What you are asked to do
From the entries below, pull out each line where "Apache" appears.

↓↓↓

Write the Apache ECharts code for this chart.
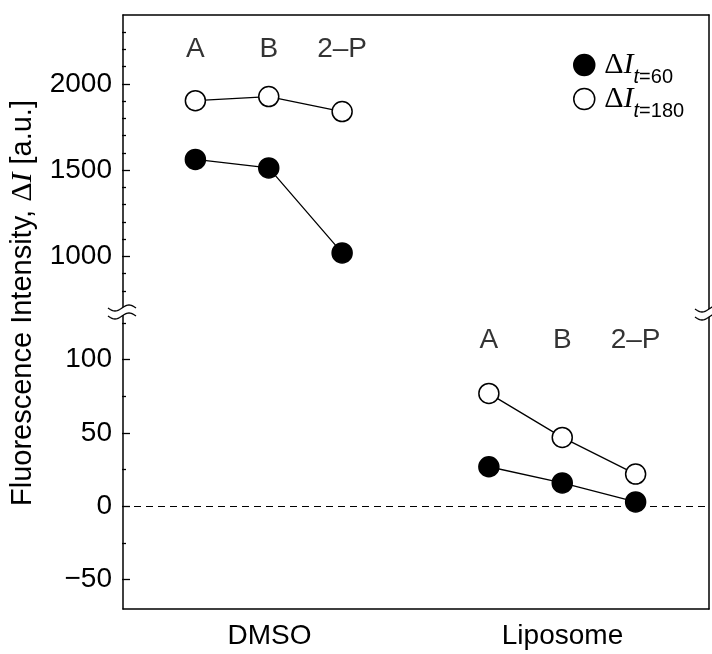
<!DOCTYPE html>
<html><head><meta charset="utf-8">
<script src="https://cdn.jsdelivr.net/npm/echarts@6/dist/echarts.min.js"></script>
<style>html,body{margin:0;padding:0;background:#fff}#c{width:712px;height:654px}</style>
</head><body><div id="c"></div>
<script>
// ---- data ----
const groups = ['DMSO', 'Liposome'];
const groupX = [2, 6];
const compounds = ['A', 'B', '2–P'];
const dmsoX = [1, 2, 3];
const lipoX = [5, 6, 7];
const dmsoT60 = [1562, 1513, 1020];
const dmsoT180 = [1903, 1927, 1840];
const lipoT60 = [27, 16, 3];
const lipoT180 = [77, 47, 22];
const upperMajor = [1000, 1500, 2000];
const upperMinor = [800, 900, 1100, 1200, 1300, 1400, 1600, 1700, 1800, 1900, 2100, 2200, 2300];
const lowerMajor = [-50, 0, 50, 100];
const lowerMinor = [-25, 25, 75, 125];
const upperLabelY = 2200;
const lowerLabelY = 113;

// ---- layout ----
const W = 712, H = 654;
const L = 122, Rx = 709, T = 15, Bt = 609;
const upMin = 680, upMax = 2400, loMin = -70, loMax = 130;
const upBottom = 311.5, loTop = 315.7;
const FS = 28;
const FONT = 'Liberation Sans';

const pair = (xs, ys) => xs.map((x, i) => [x, ys[i]]);
const lab = (xs, y) => xs.map((x, i) => ({ value: [x, y], name: compounds[i] }));

const chart = echarts.init(document.getElementById('c'), null, { renderer: 'canvas' });

const blackLine = { show: true, onZero: false, lineStyle: { color: '#000', width: 1.5 } };
const noLine = { show: false, onZero: false };

function hiddenX(gi) {
  return { type: 'value', gridIndex: gi, min: 0, max: 8, show: false, splitLine: { show: false } };
}
function tickAxis(gi, min, max, vals, len, showLabel) {
  return {
    type: 'value', gridIndex: gi, min: min, max: max, position: 'left',
    axisLine: noLine, splitLine: { show: false },
    axisTick: { show: true, inside: true, length: len, customValues: vals, lineStyle: { color: '#000', width: 1.3 } },
    axisLabel: showLabel ? { show: true, customValues: vals, fontSize: FS, fontFamily: FONT, color: '#000', margin: 10,
      formatter: v => (v < 0 ? '\u2212' + Math.abs(v) : String(v)) } : { show: false }
  };
}

function wave(cx, cy) {
  const pts = [];
  for (let i = 0; i <= 24; i++) {
    const t = -1 + 2 * i / 24;
    pts.push([cx + 14 * t, cy - 3 * Math.sin(Math.PI * t)]);
  }
  return pts;
}
function breakMark(cx, cy) {
  const a = wave(cx, cy - 4), b = wave(cx, cy + 4);
  return [
    { type: 'polygon', z: 100, shape: { points: a.concat(b.slice().reverse()) }, style: { fill: '#fff', stroke: null } },
    { type: 'polyline', z: 101, shape: { points: a }, style: { stroke: '#000', lineWidth: 1.4, fill: null } },
    { type: 'polyline', z: 101, shape: { points: b }, style: { stroke: '#000', lineWidth: 1.4, fill: null } }
  ];
}

const filled = { color: '#000', borderColor: '#000', borderWidth: 1.5 };
const open = { color: '#fff', borderColor: '#000', borderWidth: 1.5 };
const lineSt = { color: '#000', width: 1.3 };

function dataSeries(name, xi, yi, data, style) {
  return { name: name, type: 'line', xAxisIndex: xi, yAxisIndex: yi, data: data,
    symbol: 'circle', symbolSize: 20, itemStyle: style, lineStyle: lineSt, z: 5, silent: true, animation: false };
}
function labelSeries(xi, yi, data) {
  return { type: 'scatter', xAxisIndex: xi, yAxisIndex: yi, data: data, symbolSize: 1,
    itemStyle: { color: 'rgba(0,0,0,0)' }, silent: true, animation: false,
    label: { show: true, position: 'inside', formatter: '{b}', fontSize: FS, fontFamily: FONT, color: '#000' } };
}

const legRich = {
  d: { fontFamily: 'Liberation Serif', fontSize: 30, lineHeight: 21, color: '#000' },
  i: { fontFamily: 'Liberation Serif', fontStyle: 'italic', fontSize: 30, lineHeight: 21, color: '#000' },
  s: { fontFamily: FONT, fontStyle: 'italic', fontSize: 20, lineHeight: 21, color: '#000', padding: [24, 0, 0, 0] },
  n: { fontFamily: FONT, fontSize: 20, lineHeight: 21, color: '#000', padding: [24, 0, 0, 0] }
};
const legFmt = name => name === 't60' ? '{d|Δ}{i|I}{s|t}{n|=60}' : '{d|Δ}{i|I}{s|t}{n|=180}';
function legend(name, style, top) {
  return { data: [{ name: name, icon: 'circle', itemStyle: style }], left: 573, top: top, orient: 'vertical',
    itemWidth: 30, itemHeight: 21, itemGap: 0, padding: 0, selectedMode: false, formatter: legFmt,
    textStyle: { rich: legRich, padding: [0, 0, 0, 0] } };
}

const option = {
  backgroundColor: '#fff',
  animation: false,
  grid: [
    { left: L, right: W - Rx, top: T, bottom: H - Bt },
    { left: L, right: W - Rx, top: T, bottom: H - upBottom },
    { left: L, right: W - Rx, top: loTop, bottom: H - Bt }
  ],
  xAxis: [
    { type: 'value', gridIndex: 0, min: 0, max: 8, position: 'bottom', axisLine: blackLine, splitLine: { show: false },
      axisTick: { show: false },
      axisLabel: { show: true, customValues: groupX, margin: 13, fontSize: FS, fontFamily: FONT, color: '#000',
        formatter: v => groups[groupX.indexOf(v)] || '' } },
    { type: 'value', gridIndex: 0, min: 0, max: 8, position: 'top', axisLine: blackLine, splitLine: { show: false },
      axisTick: { show: false }, axisLabel: { show: false } },
    hiddenX(1), hiddenX(2)
  ],
  yAxis: [
    { type: 'value', gridIndex: 0, min: 0, max: 1, position: 'left', axisLine: blackLine, splitLine: { show: false },
      axisTick: { show: false }, axisLabel: { show: false },
      name: 'Fluorescence Intensity, {d|Δ}{i|I} [a.u.]', nameLocation: 'middle', nameGap: 85, nameRotate: 90,
      nameTextStyle: { fontSize: 29, fontFamily: FONT, color: '#000', padding: [0, 0, 0, 18],
        rich: { d: { fontFamily: 'Liberation Serif', fontSize: 30, color: '#000' },
                i: { fontFamily: 'Liberation Serif', fontStyle: 'italic', fontSize: 30, color: '#000' } } } },
    { type: 'value', gridIndex: 0, min: 0, max: 1, position: 'right', axisLine: blackLine, splitLine: { show: false },
      axisTick: { show: false }, axisLabel: { show: false } },
    tickAxis(1, upMin, upMax, upperMajor, 8, true),
    tickAxis(1, upMin, upMax, upperMinor, 4, false),
    tickAxis(2, loMin, loMax, lowerMajor, 8, true),
    tickAxis(2, loMin, loMax, lowerMinor, 4, false)
  ],
  legend: [legend('t60', filled, 43), legend('t180', open, 77)],
  series: [
    dataSeries('t180', 2, 2, pair(dmsoX, dmsoT180), open),
    dataSeries('t60', 2, 2, pair(dmsoX, dmsoT60), filled),
    dataSeries('t180', 3, 4, pair(lipoX, lipoT180), open),
    Object.assign(dataSeries('t60', 3, 4, pair(lipoX, lipoT60), filled), {
      markLine: { silent: true, symbol: 'none', label: { show: false }, z: 1,
        lineStyle: { color: '#000', width: 1.2, type: [7, 5] }, data: [{ yAxis: 0 }] } }),
    labelSeries(2, 2, lab(dmsoX, upperLabelY)),
    labelSeries(3, 4, lab(lipoX, lowerLabelY))
  ],
  graphic: breakMark(L, 312).concat(breakMark(Rx, 313))
};
chart.setOption(option);
</script>
</body></html>
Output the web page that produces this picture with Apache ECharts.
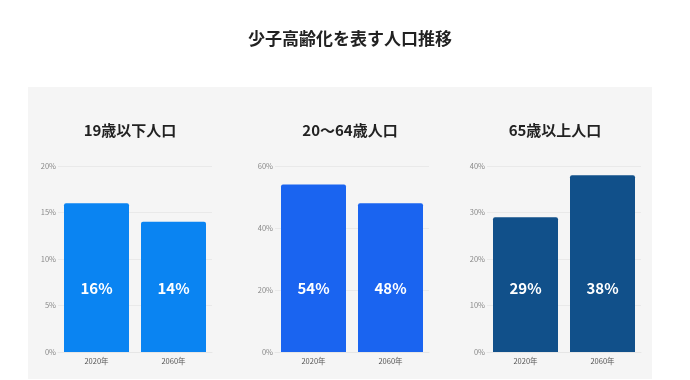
<!DOCTYPE html>
<html>
<head>
<meta charset="utf-8">
<script src="https://cdn.jsdelivr.net/npm/echarts@6/dist/echarts.min.js"></script>
<style>html,body{margin:0;padding:0;background:#fff;}#c{width:690px;height:380px;}</style>
</head>
<body>
<div id="c"></div>
<script>
const mainTitle = "少子高齢化を表す人口推移";
const panelTitles = ["19歳以下人口", "20〜64歳人口", "65歳以上人口"];
const categories = ["2020年", "2060年"];
const youngValues = [16, 14];
const workingValues = [54, 48];
const elderlyValues = [29, 38];
const axisMax = [20, 60, 40];
const axisInterval = [5, 20, 10];
const barColors = ["#0A84F2", "#1A64F0", "#11508A"];

const FONT = "'Noto Sans CJK JP', 'Noto Sans', sans-serif";
const seriesValues = [youngValues, workingValues, elderlyValues];
const gridLefts = [58, 275, 487];
const gridWidth = 154;
const titleCenters = [125, 345, 550];

const chart = echarts.init(document.getElementById('c'), null, {renderer: 'canvas'});

const grids = [], xAxes = [], yAxes = [], series = [];
const titles = [{
  text: mainTitle, left: 345, top: 25, textAlign: 'center',
  textStyle: {fontFamily: FONT, fontSize: 17, fontWeight: 'bold', color: '#222'}
}];
for (let i = 0; i < 3; i++) {
  titles.push({
    text: panelTitles[i], left: titleCenters[i], top: 118, textAlign: 'center',
    textStyle: {fontFamily: FONT, fontSize: 15, fontWeight: 'bold', color: '#222'}
  });
  grids.push({left: gridLefts[i], width: gridWidth, top: 166, height: 186});
  xAxes.push({
    type: 'category', gridIndex: i, data: categories,
    axisLine: {show: true, lineStyle: {color: '#e6e6e6'}},
    axisTick: {show: false},
    axisLabel: {fontFamily: FONT, fontSize: 7.5, color: '#555', margin: 5}
  });
  yAxes.push({
    type: 'value', gridIndex: i, min: 0, max: axisMax[i], interval: axisInterval[i],
    axisLine: {show: false}, axisTick: {show: false},
    splitLine: {lineStyle: {color: '#e9e9e9', width: 1}},
    axisLabel: {fontFamily: FONT, fontSize: 7.5, color: '#888', margin: 2, formatter: '{value}%'}
  });
  series.push({
    type: 'bar', xAxisIndex: i, yAxisIndex: i, data: seriesValues[i],
    barWidth: 65,
    itemStyle: {color: barColors[i], borderRadius: [2, 2, 0, 0]},
    label: {
      show: true, position: 'insideBottom', distance: 56,
      formatter: '{c}%', color: '#fff', fontFamily: FONT, fontSize: 15, fontWeight: 'bold'
    },
    silent: true
  });
}

chart.setOption({
  animation: false,
  backgroundColor: '#ffffff',
  graphic: [{
    type: 'rect', left: 28, top: 87, z: -10,
    shape: {width: 624, height: 292},
    style: {fill: '#f5f5f5'}
  }],
  title: titles,
  grid: grids,
  xAxis: xAxes,
  yAxis: yAxes,
  series: series
});
</script>
</body>
</html>
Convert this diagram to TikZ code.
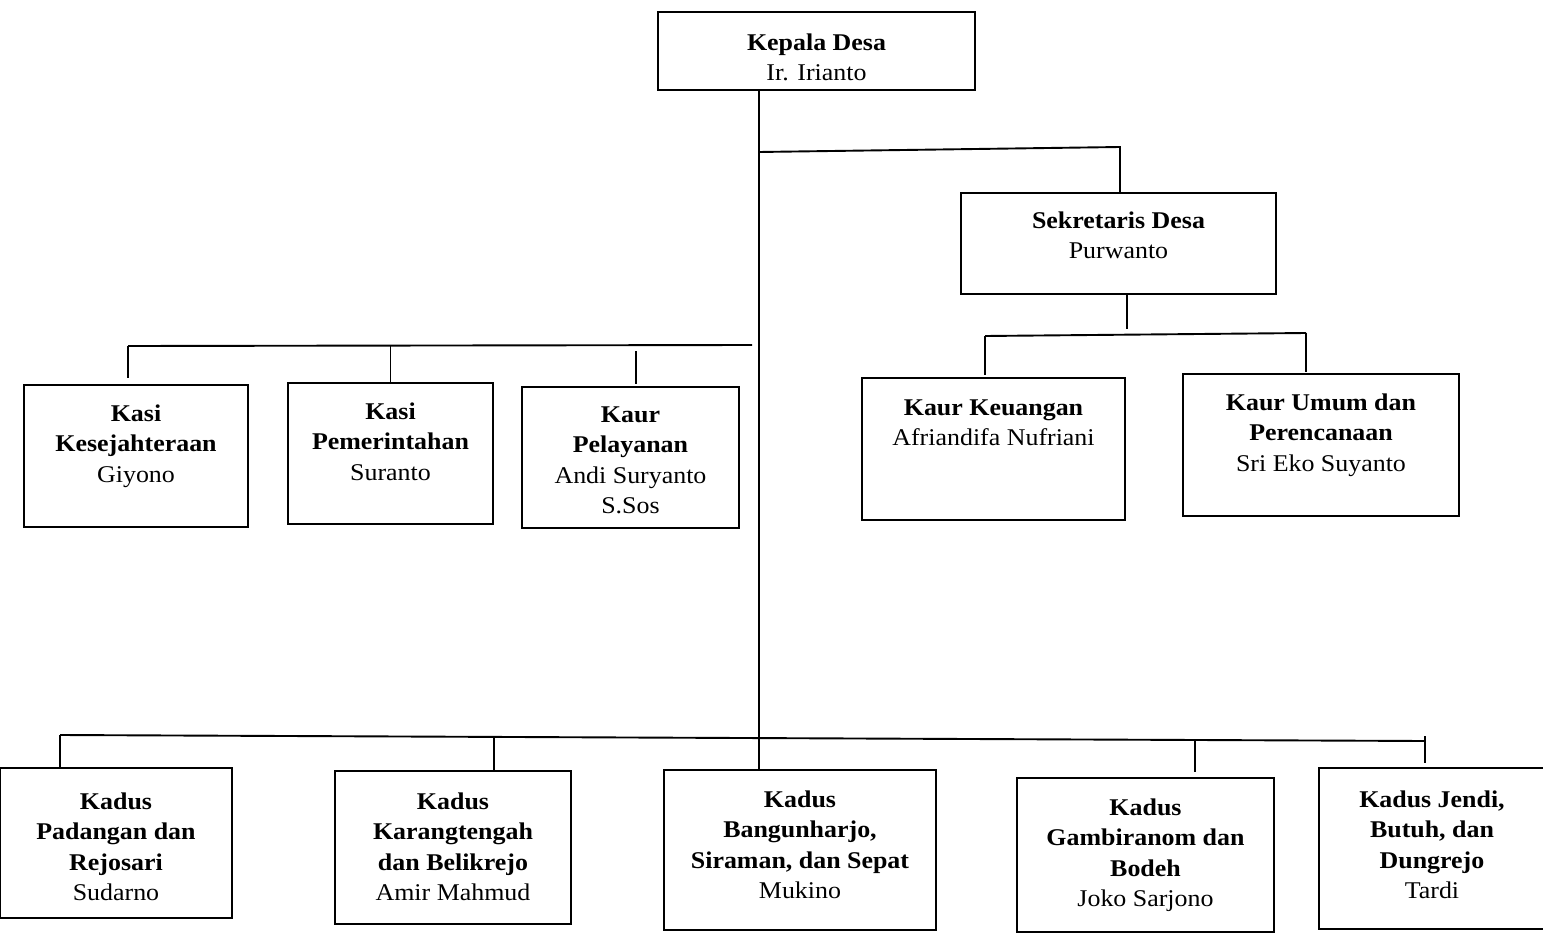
\documentclass[tikz,border=0pt]{standalone}
\usepackage{fontspec}
\setmainfont{Liberation Serif}[FakeStretch=1.08]
\usetikzlibrary{calc}
% text block of a unit box: width, height, top padding, text
\newcommand{\unitbody}[4]{\parbox[t][#2][t]{#1}{\centering\vspace*{#3}\strut#4}}
\tikzset{
  unit/.style={draw,line width=1.9pt,inner sep=0pt,outer sep=0pt,anchor=north west,
    font=\fontsize{24}{30.5}\selectfont},
  link/.style={line width=1.9pt}
}

\begin{document}
\begin{tikzpicture}[x=1pt,y=-1pt]
  \useasboundingbox (0,0) rectangle (1543,934);
  % head and secretary
  \node[unit] (kades) at (658,12) {\unitbody{317pt}{78pt}{17pt}{\textbf{Kepala Desa}\\Ir. Irianto}};
  \node[unit] (sekdes) at (961,193) {\unitbody{315pt}{101pt}{14pt}{\textbf{Sekretaris Desa}\\Purwanto}};
  % kasi and kaur
  \node[unit] (kesra) at (24,385) {\unitbody{224pt}{142pt}{15pt}{\textbf{Kasi}\\\textbf{Kesejahteraan}\\Giyono}};
  \node[unit] (pemerintahan) at (288,383) {\unitbody{205pt}{141pt}{15pt}{\textbf{Kasi}\\\textbf{Pemerintahan}\\Suranto}};
  \node[unit] (pelayanan) at (522,387) {\unitbody{217pt}{141pt}{14pt}{\textbf{Kaur}\\\textbf{Pelayanan}\\Andi Suryanto\\S.Sos}};
  \node[unit] (keuangan) at (862,378) {\unitbody{263pt}{142pt}{16pt}{\textbf{Kaur Keuangan}\\Afriandifa Nufriani}};
  \node[unit] (umum) at (1183,374) {\unitbody{276pt}{142pt}{15pt}{\textbf{Kaur Umum dan}\\\textbf{Perencanaan}\\Sri Eko Suyanto}};
  % kadus
  \node[unit] (padangan) at (0,768) {\unitbody{232pt}{150pt}{20pt}{\textbf{Kadus}\\\textbf{Padangan dan}\\\textbf{Rejosari}\\Sudarno}};
  \node[unit] (karangtengah) at (335,771) {\unitbody{236pt}{153pt}{17pt}{\textbf{Kadus}\\\textbf{Karangtengah}\\\textbf{dan Belikrejo}\\Amir Mahmud}};
  \node[unit] (bangunharjo) at (664,770) {\unitbody{272pt}{160pt}{16pt}{\textbf{Kadus}\\\textbf{Bangunharjo,}\\\textbf{Siraman, dan Sepat}\\Mukino}};
  \node[unit] (gambiranom) at (1017,778) {\unitbody{257pt}{154pt}{16pt}{\textbf{Kadus}\\\textbf{Gambiranom dan}\\\textbf{Bodeh}\\Joko Sarjono}};
  \node[unit] (jendi) at (1319,768) {\unitbody{226pt}{161pt}{18pt}{\textbf{Kadus Jendi,}\\\textbf{Butuh, dan}\\\textbf{Dungrejo}\\Tardi}};

  % junction points
  \coordinate (trunk) at (759,152);
  \coordinate (sekturn) at (1120,147);
  \coordinate (sekstub) at (1127,329);
  \coordinate (kaurL) at (985,336);
  \coordinate (kaurR) at (1306,333);
  \coordinate (kasiL) at (128,346);
  \coordinate (kasiR) at (752,345);
  \coordinate (pelx) at (636,351);
  \coordinate (kadusL) at (60,735);
  \coordinate (kadusR) at (1425,741);
  \coordinate (karangx) at (494,736);
  \coordinate (gambirx) at (1195,740);
  \coordinate (jendix) at (1425,736);

  % connectors
  \draw[link] (kades.south -| trunk) -- (bangunharjo.north -| trunk);
  \draw[link] (trunk) -- (sekturn) -- (sekdes.north -| sekturn);
  \draw[link] (sekdes.south -| sekstub) -- (sekstub);
  \draw[link] (kaurL) -- (kaurR);
  \draw[link,shorten >=3pt] (kaurL) -- (keuangan.north -| kaurL);
  \draw[link,shorten >=2pt] (kaurR) -- (umum.north -| kaurR);
  \draw[link] (kasiL) -- (kasiR);
  \draw[link,shorten >=7pt] (kasiL) -- (kesra.north -| kasiL);
  \draw[link] (pemerintahan.north |- kasiL) -- (pemerintahan.north);
  \draw[link,shorten >=3pt] (pelx) -- (pelayanan.north -| pelx);
  \draw[link] (kadusL) -- (kadusR);
  \draw[link] (kadusL) -- (padangan.north -| kadusL);
  \draw[link] (karangx) -- (karangtengah.north -| karangx);
  \draw[link,shorten >=6pt] (gambirx) -- (gambiranom.north -| gambirx);
  \draw[link,shorten >=5pt] (jendix) -- (jendi.north -| jendix);
\end{tikzpicture}
\end{document}
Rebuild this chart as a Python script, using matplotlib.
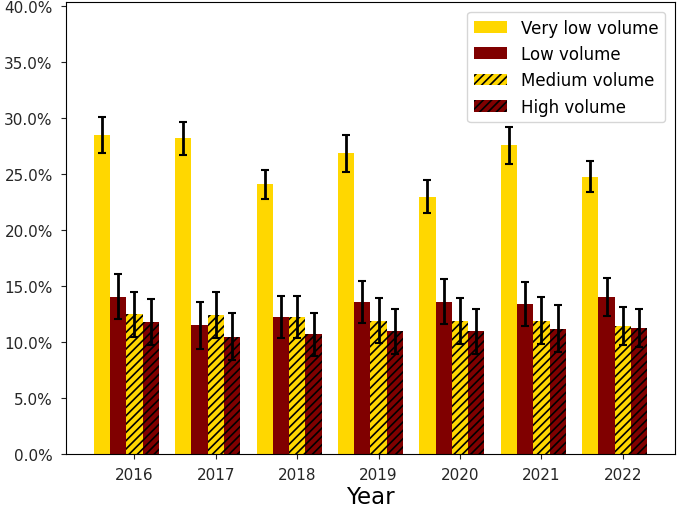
import matplotlib
matplotlib.use("Agg")
import matplotlib.pyplot as plt
import numpy as np
from matplotlib.ticker import PercentFormatter

plt.rcParams["hatch.linewidth"] = 1.2

years = ["2016", "2017", "2018", "2019", "2020", "2021", "2022"]
very_low = [0.2848, 0.2820, 0.2410, 0.2690, 0.2300, 0.2760, 0.2480]
very_low_err = [0.0160, 0.0150, 0.0130, 0.0165, 0.0150, 0.0165, 0.0140]
low = [0.1405, 0.1150, 0.1226, 0.1360, 0.1360, 0.1340, 0.1400]
low_err = [0.0200, 0.0210, 0.0185, 0.0190, 0.0200, 0.0200, 0.0170]
medium = [0.1247, 0.1240, 0.1226, 0.1190, 0.1185, 0.1190, 0.1140]
medium_err = [0.0205, 0.0205, 0.0185, 0.0200, 0.0205, 0.0210, 0.0170]
high = [0.1180, 0.1050, 0.1070, 0.1095, 0.1095, 0.1120, 0.1130]
high_err = [0.0205, 0.0210, 0.0190, 0.0205, 0.0205, 0.0210, 0.0170]

series = [
    ("Very low volume", very_low, very_low_err, "#FFD700", None),
    ("Low volume", low, low_err, "#800000", None),
    ("Medium volume", medium, medium_err, "#FFD700", "////"),
    ("High volume", high, high_err, "#800000", "////"),
]

fig = plt.figure(figsize=(6.78, 5.10), dpi=100)
ax = fig.add_axes([66/678, 1-455/510, (675-66)/678, (455-3)/510])
x = np.arange(len(years))
w = 0.2
offsets = [-2*w, -w, 0, w]
for (label, vals, errs, color, hatch), off in zip(series, offsets):
    ax.bar(x + off, vals, w, yerr=errs, color=color, hatch=hatch, label=label,
           capsize=3, error_kw=dict(elinewidth=2, capthick=1.5, ecolor="black"))

ax.set_xticks(x)
ax.set_xticklabels(years)
ax.set_ylim(0, 0.404)
ax.set_yticks(np.arange(0, 0.401, 0.05))
ax.yaxis.set_major_formatter(PercentFormatter(1.0, decimals=1))
ax.set_xlabel("Year", fontsize=16.5, labelpad=2)
ax.tick_params(labelsize=11, pad=6, colors="#222222", labelcolor="#262626")
ax.legend(loc="upper right", fontsize=12, borderaxespad=0.6)
fig.savefig("out.png", dpi=100)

↑↑↑

Answer below
Write the Apache ECharts code for this chart.
Output the web page that produces this picture with Apache ECharts.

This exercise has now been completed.